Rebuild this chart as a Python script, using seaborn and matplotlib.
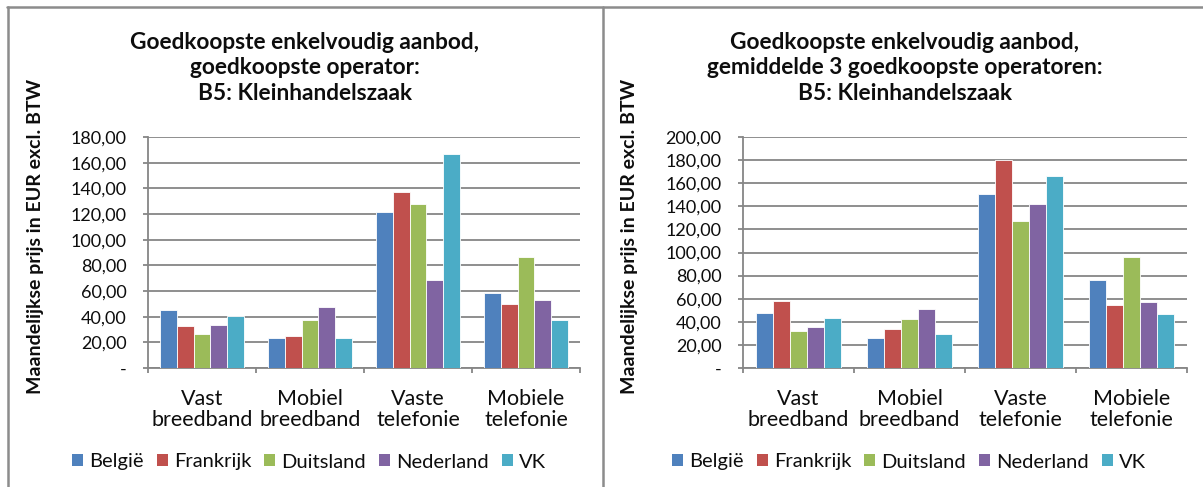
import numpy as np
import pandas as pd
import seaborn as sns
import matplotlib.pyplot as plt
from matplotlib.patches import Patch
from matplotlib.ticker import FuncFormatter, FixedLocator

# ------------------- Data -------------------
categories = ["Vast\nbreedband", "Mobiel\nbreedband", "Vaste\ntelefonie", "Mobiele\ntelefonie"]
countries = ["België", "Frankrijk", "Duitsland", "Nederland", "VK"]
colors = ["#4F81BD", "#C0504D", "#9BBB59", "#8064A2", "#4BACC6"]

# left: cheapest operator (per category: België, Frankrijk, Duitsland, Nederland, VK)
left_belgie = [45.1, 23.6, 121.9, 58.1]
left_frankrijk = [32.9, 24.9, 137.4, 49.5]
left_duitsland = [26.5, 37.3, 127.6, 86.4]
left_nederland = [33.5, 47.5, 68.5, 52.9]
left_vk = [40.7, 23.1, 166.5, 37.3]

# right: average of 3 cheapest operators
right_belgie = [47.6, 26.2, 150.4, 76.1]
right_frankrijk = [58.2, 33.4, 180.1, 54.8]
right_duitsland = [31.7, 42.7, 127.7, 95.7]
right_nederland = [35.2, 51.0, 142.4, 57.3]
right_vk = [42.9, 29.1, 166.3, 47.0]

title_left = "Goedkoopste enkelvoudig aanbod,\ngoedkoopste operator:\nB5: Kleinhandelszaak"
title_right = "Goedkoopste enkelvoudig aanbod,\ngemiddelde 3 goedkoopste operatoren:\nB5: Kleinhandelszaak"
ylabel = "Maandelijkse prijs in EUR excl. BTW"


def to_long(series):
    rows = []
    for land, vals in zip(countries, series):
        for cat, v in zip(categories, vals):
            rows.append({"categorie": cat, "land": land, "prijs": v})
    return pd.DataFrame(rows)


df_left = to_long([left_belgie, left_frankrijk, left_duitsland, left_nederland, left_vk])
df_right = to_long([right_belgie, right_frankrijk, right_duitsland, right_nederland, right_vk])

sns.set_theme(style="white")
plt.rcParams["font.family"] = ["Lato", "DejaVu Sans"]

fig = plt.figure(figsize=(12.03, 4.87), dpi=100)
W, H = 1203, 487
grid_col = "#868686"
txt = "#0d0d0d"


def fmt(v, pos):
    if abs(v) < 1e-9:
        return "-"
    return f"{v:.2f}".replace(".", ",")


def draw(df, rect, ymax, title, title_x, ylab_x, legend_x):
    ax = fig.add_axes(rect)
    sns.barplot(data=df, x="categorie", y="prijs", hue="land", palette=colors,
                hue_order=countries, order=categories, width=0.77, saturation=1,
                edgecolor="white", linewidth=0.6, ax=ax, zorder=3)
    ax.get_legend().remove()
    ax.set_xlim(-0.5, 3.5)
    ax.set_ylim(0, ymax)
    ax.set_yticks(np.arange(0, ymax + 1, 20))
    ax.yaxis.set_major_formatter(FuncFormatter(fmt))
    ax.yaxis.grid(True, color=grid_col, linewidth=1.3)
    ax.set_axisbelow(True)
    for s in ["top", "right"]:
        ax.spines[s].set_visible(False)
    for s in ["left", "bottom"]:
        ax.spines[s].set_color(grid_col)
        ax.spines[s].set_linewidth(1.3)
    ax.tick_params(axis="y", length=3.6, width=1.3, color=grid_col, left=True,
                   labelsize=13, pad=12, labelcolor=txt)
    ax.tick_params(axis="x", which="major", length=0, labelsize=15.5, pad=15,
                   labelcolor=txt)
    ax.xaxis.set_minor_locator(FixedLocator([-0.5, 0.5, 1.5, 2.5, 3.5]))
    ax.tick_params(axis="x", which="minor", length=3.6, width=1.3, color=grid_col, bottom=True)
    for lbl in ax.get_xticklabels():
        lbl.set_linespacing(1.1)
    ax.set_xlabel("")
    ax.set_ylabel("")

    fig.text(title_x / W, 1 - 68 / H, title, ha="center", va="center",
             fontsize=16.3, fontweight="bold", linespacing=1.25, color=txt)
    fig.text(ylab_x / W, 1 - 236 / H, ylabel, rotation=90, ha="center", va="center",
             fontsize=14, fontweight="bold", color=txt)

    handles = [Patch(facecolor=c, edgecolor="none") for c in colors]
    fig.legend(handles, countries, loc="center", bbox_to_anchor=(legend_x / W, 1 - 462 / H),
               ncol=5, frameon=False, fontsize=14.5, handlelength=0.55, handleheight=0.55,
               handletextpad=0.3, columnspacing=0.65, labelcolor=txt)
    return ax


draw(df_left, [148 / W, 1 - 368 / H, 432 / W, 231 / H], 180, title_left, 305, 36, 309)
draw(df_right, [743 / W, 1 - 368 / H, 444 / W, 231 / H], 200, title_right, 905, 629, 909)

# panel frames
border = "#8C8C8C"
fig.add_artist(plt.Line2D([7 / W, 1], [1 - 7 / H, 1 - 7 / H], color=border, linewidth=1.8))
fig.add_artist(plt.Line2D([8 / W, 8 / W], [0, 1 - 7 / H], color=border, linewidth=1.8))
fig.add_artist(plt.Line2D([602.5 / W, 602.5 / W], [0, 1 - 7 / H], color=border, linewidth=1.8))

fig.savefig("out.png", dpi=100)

━━━━━━━━━━

**Given instruction:**
Starting at the top of the listing above, please restate word for word each line up to and including the one that holds "prijs in EUR", omitting every image.

**Answer to the problem:**
Rebuild this chart as a Python script, using seaborn and matplotlib.
import numpy as np
import pandas as pd
import seaborn as sns
import matplotlib.pyplot as plt
from matplotlib.patches import Patch
from matplotlib.ticker import FuncFormatter, FixedLocator

# ------------------- Data -------------------
categories = ["Vast\nbreedband", "Mobiel\nbreedband", "Vaste\ntelefonie", "Mobiele\ntelefonie"]
countries = ["België", "Frankrijk", "Duitsland", "Nederland", "VK"]
colors = ["#4F81BD", "#C0504D", "#9BBB59", "#8064A2", "#4BACC6"]

# left: cheapest operator (per category: België, Frankrijk, Duitsland, Nederland, VK)
left_belgie = [45.1, 23.6, 121.9, 58.1]
left_frankrijk = [32.9, 24.9, 137.4, 49.5]
left_duitsland = [26.5, 37.3, 127.6, 86.4]
left_nederland = [33.5, 47.5, 68.5, 52.9]
left_vk = [40.7, 23.1, 166.5, 37.3]

# right: average of 3 cheapest operators
right_belgie = [47.6, 26.2, 150.4, 76.1]
right_frankrijk = [58.2, 33.4, 180.1, 54.8]
right_duitsland = [31.7, 42.7, 127.7, 95.7]
right_nederland = [35.2, 51.0, 142.4, 57.3]
right_vk = [42.9, 29.1, 166.3, 47.0]

title_left = "Goedkoopste enkelvoudig aanbod,\ngoedkoopste operator:\nB5: Kleinhandelszaak"
title_right = "Goedkoopste enkelvoudig aanbod,\ngemiddelde 3 goedkoopste operatoren:\nB5: Kleinhandelszaak"
ylabel = "Maandelijkse prijs in EUR excl. BTW"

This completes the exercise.